The difficulty of tackling processed foods starts with the most basic question: What are they? The lack of an agreed-upon definition can make straightforward advice like “avoid processed foods” troublesome. Connie Weaver, professor of nutrition science at Purdue University, told me that people should eat “the most nutrient-dense foods, regardless of degree of processing.” When I asked for examples of nutrient-dense foods that are highly processed, she listed wine, cheese and bread. Although I plan to make a meal of Weaver’s advice as soon as the sun passes the yardarm, I don’t think those are the foods people think of when they hear “processed.”
Justice Potter Stewart famously said that we know pornography when we see it. We know processed food, too, and it doesn’t look like canned tomatoes. It looks like instant ramen, or hot dogs, or Kraft Macaroni & Cheese, with or without yellow dye.

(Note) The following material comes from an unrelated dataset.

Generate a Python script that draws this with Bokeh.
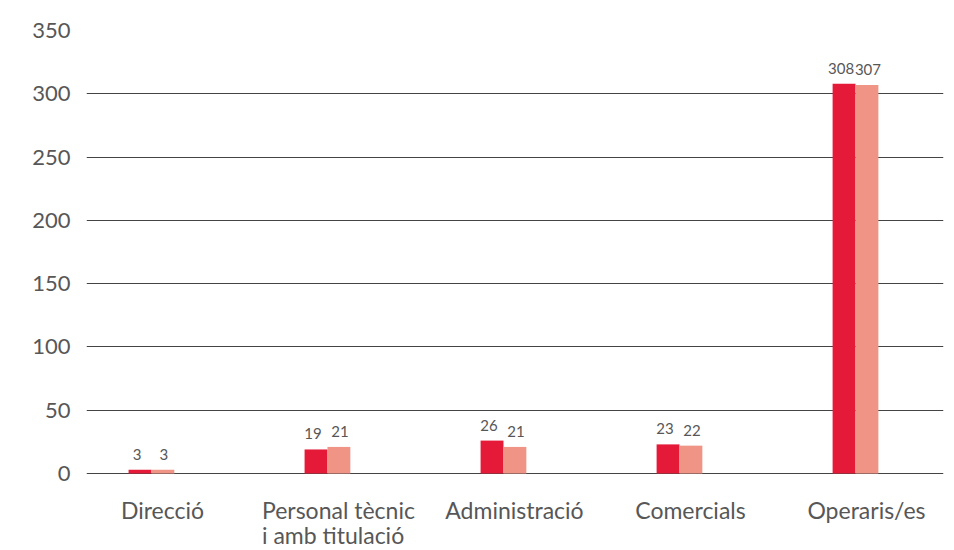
from bokeh.plotting import figure
from bokeh.models import Range1d, FixedTicker, ColumnDataSource, LabelSet
from bokeh.core.properties import value
from bokeh.embed import file_html
from bokeh.resources import INLINE

categories = ["Direcció", "Personal tècnic\ni amb titulació", "Administració", "Comercials", "Operaris/es"]
series_a = [3, 19, 26, 23, 308]
series_b = [3, 21, 21, 22, 307]
y_ticks = [0, 50, 100, 150, 200, 250, 300, 350]

RED = "#E41A38"
SALMON = "#F09486"
TXT = "#575757"
FONT = "Lato"

n = len(categories)
xs = list(range(n))
bw = 0.13

# frame runs to the bottom of the canvas; the band below 0 holds the category labels
Y_TOP = 350
Y_BOTTOM = -Y_TOP * 77 / 443

p = figure(width=954, height=550, output_backend="svg", toolbar_location=None,
           x_range=Range1d(-0.369, 4.5), y_range=Range1d(Y_BOTTOM, Y_TOP),
           min_border_left=86, min_border_right=11, min_border_top=30, min_border_bottom=0)
p.outline_line_color = None

src_a = ColumnDataSource(dict(x=[x - bw / 2 for x in xs], top=series_a, lab=[str(v) for v in series_a]))
src_b = ColumnDataSource(dict(x=[x + bw / 2 for x in xs], top=series_b, lab=[str(v) for v in series_b]))
p.vbar(x="x", top="top", width=bw, source=src_a, color=RED, line_color=None)
p.vbar(x="x", top="top", width=bw, source=src_b, color=SALMON, line_color=None)

for s, dx in ((src_a, -3), (src_b, 1)):
    p.add_layout(LabelSet(x="x", y="top", text="lab", source=s, y_offset=10, x_offset=dx,
                          text_align="center", text_baseline="bottom",
                          text_font=value(FONT), text_font_size="15px", text_color=TXT))

# y axis
p.yaxis.ticker = FixedTicker(ticks=y_ticks)
p.yaxis.axis_line_color = None
p.yaxis.major_tick_line_color = None
p.yaxis.minor_tick_line_color = None
p.yaxis.major_tick_out = 0
p.yaxis.major_label_standoff = 16
p.yaxis.major_label_text_font = FONT
p.yaxis.major_label_text_font_size = "22px"
p.yaxis.major_label_text_color = TXT

p.xaxis.visible = False

# category labels below the zero line
off = 11 / 176
cat_src = ColumnDataSource(dict(x=[x + off for x in xs], y=[0] * n, lab=categories))
p.add_layout(LabelSet(x="x", y="y", text="lab", source=cat_src, y_offset=-22,
                      text_align="center", text_baseline="top", text_line_height=0.92,
                      text_font=value(FONT), text_font_size="23px", text_color=TXT))

p.xgrid.grid_line_color = None
p.ygrid.ticker = FixedTicker(ticks=y_ticks)
p.ygrid.grid_line_color = "#444444"
p.ygrid.grid_line_width = 1

open("out.html", "w").write(file_html(p, INLINE))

There’s compelling evidence that highly processed foods pose a health risk, but not necessarily because of the ingredients you can’t pronounce. What’s not in them might matter more. Marion Nestle of New York University’s department of nutrition, food studies and public health told me in an e-mail that “relatively unprocessed foods contain nutrients and other components (antioxidants, for example) that might have benefits for health, singly and in concert. People who eat relatively unprocessed foods, especially vegetables, tend to be healthier than people who don’t.”
Carlos Monteiro at the University of Sao Paulo in Brazil has published a classification system for processed foods and has found a correlation between the intake of “ultra-processed” food and obesity. He’s now working with U.S. data.
Meanwhile, in just the past few weeks, researchers in England reported that people who ate seven or more servings of fruits and vegetables daily had a 42 percent lower risk of dying — of any cause — during the 71 / 2-year study period. A study of many different diets — low carb, low fat, Mediterranean, Paleo, vegan — done by David Katz, at Yale’s School of Medicine, concludes that “a diet of minimally processed foods close to nature, predominantly plants, is decisively associated with health promotion and disease prevention.”
Every conversation we’re having about the risk of AZO is a conversation we’re not having about the risk of processed foods. It also shifts the discussion to ground where food manufacturers have science on their side and gives them an opportunity to look reasonable, safety-minded, even magnanimous. Kraft gets kudos for eliminating yellow dye, but it’s the mac and cheese that remains the problem.